The Issues Of Life.

"Keep thy heart with all diligence; for out of it are the issues of life."-Prov. 4:23.

God's love rests upon all His own alike because they are all alike linked with Christ by one Spirit; all possessors of the same eternal life with and in Him; all alike washed from their sins by His blood.

But there is a vast difference in the pleasure which God may find in the different individuals of His people. "Greatly beloved " is not His message to many of them. It was to Daniel who, from his youth, had set his heart to please God. He had realized that the heart must be right if the issues of life were to be right. He had sought that diligently, through self-denial, and had found it.

Moses was another. He had discarded all personal advantage and ease, and, entering into God's heart about His people, had cast his lot with them. Viewing them with God's eye, in the light of God's purpose toward them at the end, he suffered at their very hands all manner of opposition and reproach, and fulfilled his service. He had a single eye, and the issues of life manifested it. Therefore "the Lord spake unto Moses face to face, as a man speaketh unto his friend."

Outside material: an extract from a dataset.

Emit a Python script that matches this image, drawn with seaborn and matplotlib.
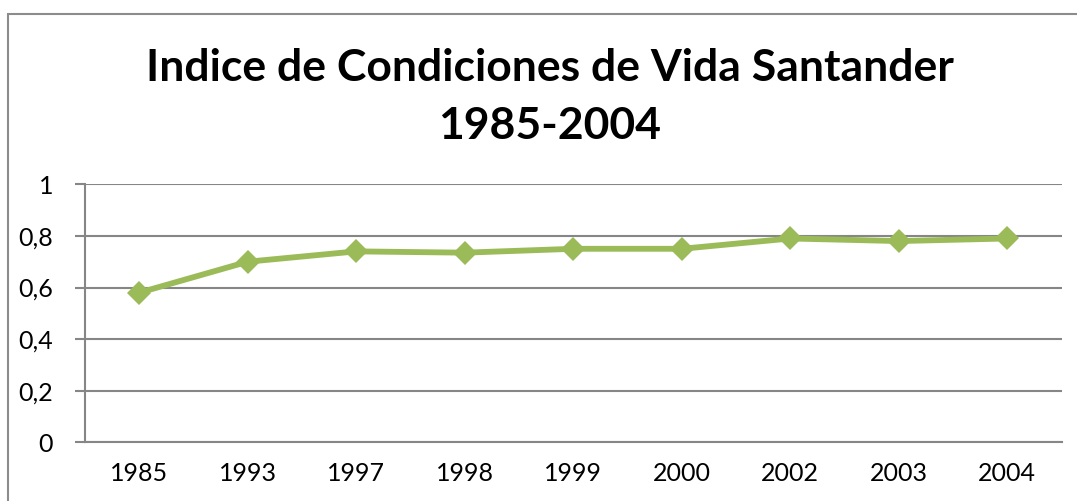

The apostle Paul was another. He had sincerely believed Jesus to be an impostor, and he had accordingly pursued to the death His followers. But now all is changed. He knows who and what Jesus is, and he is at His feet. No reserve, no division of interests. Christ for that heart and that heart for Christ, henceforth Christ may do with him as He likes. The heart is right, and the issues of life, long and arduous as it may be, prove it. He will be honored therefore with marks of special favor, and the highest of all dispensations committed to him.

How God encourages us in these and many other instances of men like ourselves, to keep our heart with all diligence, knowing that out of it are the issues of life.

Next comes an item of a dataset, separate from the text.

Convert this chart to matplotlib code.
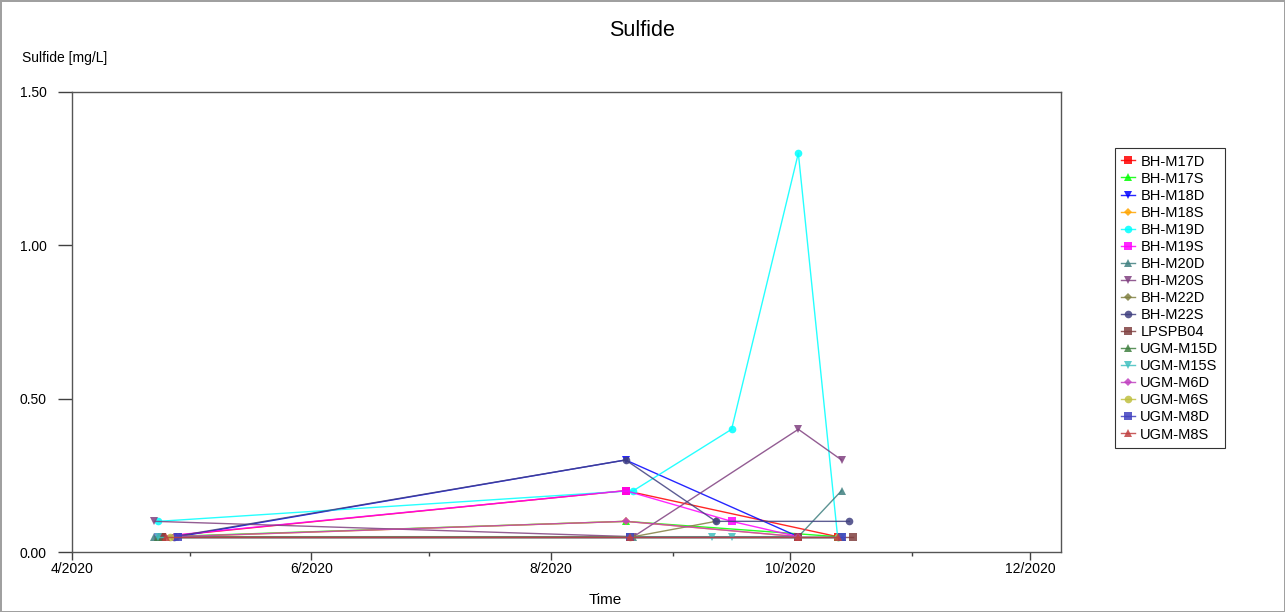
import datetime as dt
import matplotlib
matplotlib.use("Agg")
import matplotlib.pyplot as plt
import matplotlib.dates as mdates
from matplotlib.ticker import FuncFormatter

plt.rcParams['font.family'] = ['Liberation Sans', 'DejaVu Sans']

def d(m, day):
    return dt.datetime(2020, m, day)

# sample dates / sulfide values (mg/L) per well
names = ['BH-M17D', 'BH-M17S', 'BH-M18D', 'BH-M18S', 'BH-M19D', 'BH-M19S',
         'BH-M20D', 'BH-M20S', 'BH-M22D', 'BH-M22S', 'LPSPB04', 'UGM-M15D',
         'UGM-M15S', 'UGM-M6D', 'UGM-M6S', 'UGM-M8D', 'UGM-M8S']

dates = {
    'BH-M17D':  [d(4, 24), d(8, 20), d(10, 13)],
    'BH-M17S':  [d(4, 24), d(8, 20), d(10, 13)],
    'BH-M18D':  [d(4, 28), d(8, 20), d(10, 3)],
    'BH-M18S':  [d(4, 28), d(8, 20), d(10, 3)],
    'BH-M19D':  [d(4, 23), d(8, 22), d(9, 16), d(10, 3), d(10, 13)],
    'BH-M19S':  [d(4, 23), d(8, 20), d(9, 16), d(10, 3)],
    'BH-M20D':  [d(4, 22), d(8, 22), d(10, 3), d(10, 14)],
    'BH-M20S':  [d(4, 22), d(8, 22), d(10, 3), d(10, 14)],
    'BH-M22D':  [d(4, 27), d(8, 22), d(9, 12)],
    'BH-M22S':  [d(4, 27), d(8, 20), d(9, 12), d(10, 16)],
    'LPSPB04':  [d(4, 24), d(8, 21), d(10, 3), d(10, 17)],
    'UGM-M15D': [d(4, 23), d(8, 21), d(10, 14)],
    'UGM-M15S': [d(4, 23), d(8, 21), d(9, 11), d(9, 16), d(10, 14)],
    'UGM-M6D':  [d(4, 27), d(8, 20), d(10, 3)],
    'UGM-M6S':  [d(4, 26), d(8, 21), d(10, 13)],
    'UGM-M8D':  [d(4, 28), d(8, 21), d(10, 14)],
    'UGM-M8S':  [d(4, 25), d(8, 21), d(10, 3), d(10, 13)],
}

values = {
    'BH-M17D':  [0.05, 0.20, 0.05],
    'BH-M17S':  [0.05, 0.10, 0.05],
    'BH-M18D':  [0.05, 0.30, 0.05],
    'BH-M18S':  [0.05, 0.10, 0.05],
    'BH-M19D':  [0.10, 0.20, 0.40, 1.30, 0.05],
    'BH-M19S':  [0.05, 0.20, 0.10, 0.05],
    'BH-M20D':  [0.05, 0.05, 0.05, 0.20],
    'BH-M20S':  [0.10, 0.05, 0.40, 0.30],
    'BH-M22D':  [0.05, 0.05, 0.10],
    'BH-M22S':  [0.05, 0.30, 0.10, 0.10],
    'LPSPB04':  [0.05, 0.05, 0.05, 0.05],
    'UGM-M15D': [0.05, 0.05, 0.05],
    'UGM-M15S': [0.05, 0.05, 0.05, 0.05, 0.05],
    'UGM-M6D':  [0.05, 0.10, 0.05],
    'UGM-M6S':  [0.05, 0.05, 0.05],
    'UGM-M8D':  [0.05, 0.05, 0.05],
    'UGM-M8S':  [0.05, 0.05, 0.05, 0.05],
}

colors = ['#ff0000', '#00ff00', '#0000ff', '#ffa500', '#00ffff', '#ff00ff',
          '#408080', '#804080', '#808040', '#404080', '#804040', '#408040',
          '#40c0c0', '#c040c0', '#c0c040', '#4040c0', '#c04040']
markers = ['s', '^', 'v', 'D', 'o', 's', '^', 'v', 'D', 'o', 's', '^',
           'v', 'D', 'o', 's', '^']

fig = plt.figure(figsize=(12.85, 6.12), dpi=100)
fig.patch.set_edgecolor('#a0a0a0')
fig.patch.set_linewidth(2)
ax = fig.add_axes([0.056, 0.098, 0.77, 0.752])

for n, c, m in zip(names, colors, markers):
    ms = 4.5 if m == 'D' else 5.5
    ax.plot(dates[n], values[n], color=c, marker=m, ms=ms, lw=1, alpha=0.85,
            markeredgewidth=0, label=n)

ax.set_xlim(d(4, 1), d(12, 9))
ax.set_ylim(0, 1.5)
ax.set_yticks([0, 0.5, 1.0, 1.5])
ax.yaxis.set_major_formatter(FuncFormatter(lambda v, p: '%.2f' % v))
ax.xaxis.set_major_locator(mdates.MonthLocator(bymonth=[4, 6, 8, 10, 12]))
ax.xaxis.set_minor_locator(mdates.MonthLocator(bymonth=[5, 7, 9, 11]))
ax.xaxis.set_major_formatter(FuncFormatter(
    lambda v, p: '%d/%d' % (mdates.num2date(v).month, mdates.num2date(v).year)))

ax.tick_params(axis='y', which='major', length=10, width=1, color='#404040',
               labelsize=10, pad=8)
ax.tick_params(axis='x', which='major', length=6, width=1, color='#404040',
               labelsize=10, pad=1)
ax.tick_params(axis='x', which='minor', length=3, width=1, color='#404040')
for s in ax.spines.values():
    s.set_color('#555555')
    s.set_linewidth(1)

fig.text(0.5, 0.95, 'Sulfide', ha='center', va='center', fontsize=15.5)
fig.text(0.017, 0.905, 'Sulfide [mg/L]', ha='left', va='center', fontsize=10)
fig.text(0.471, 0.02, 'Time', ha='center', va='center', fontsize=11)

leg = ax.legend(loc='upper left', bbox_to_anchor=(1.054, 0.878), fontsize=10.5,
                frameon=True, fancybox=False, edgecolor='black',
                handlelength=0.9, handletextpad=0.4, labelspacing=0.21,
                borderpad=0.45, borderaxespad=0)
leg.get_frame().set_linewidth(0.8)

fig.savefig('out.png', dpi=100)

The circumstances of one life are never repeated in another. What God has committed to one is not I the same in another, even in the same dispensation. This frees God's men from being mere imitators of each other, save in the devotedness and moral qualities seen in the former ones. Mere imitation is but fanaticism. It is the heart God wants. '' My son give Me thy heart." When He has that, the defects in His servant will be overcome; the weakness of the vessel will but serve God's strength; in the anxiety to please the Lord in everything, the knowledge of His mind will be acquired in such a fashion as to give understanding to the simple, power to the weak, and wisdom to the foolish.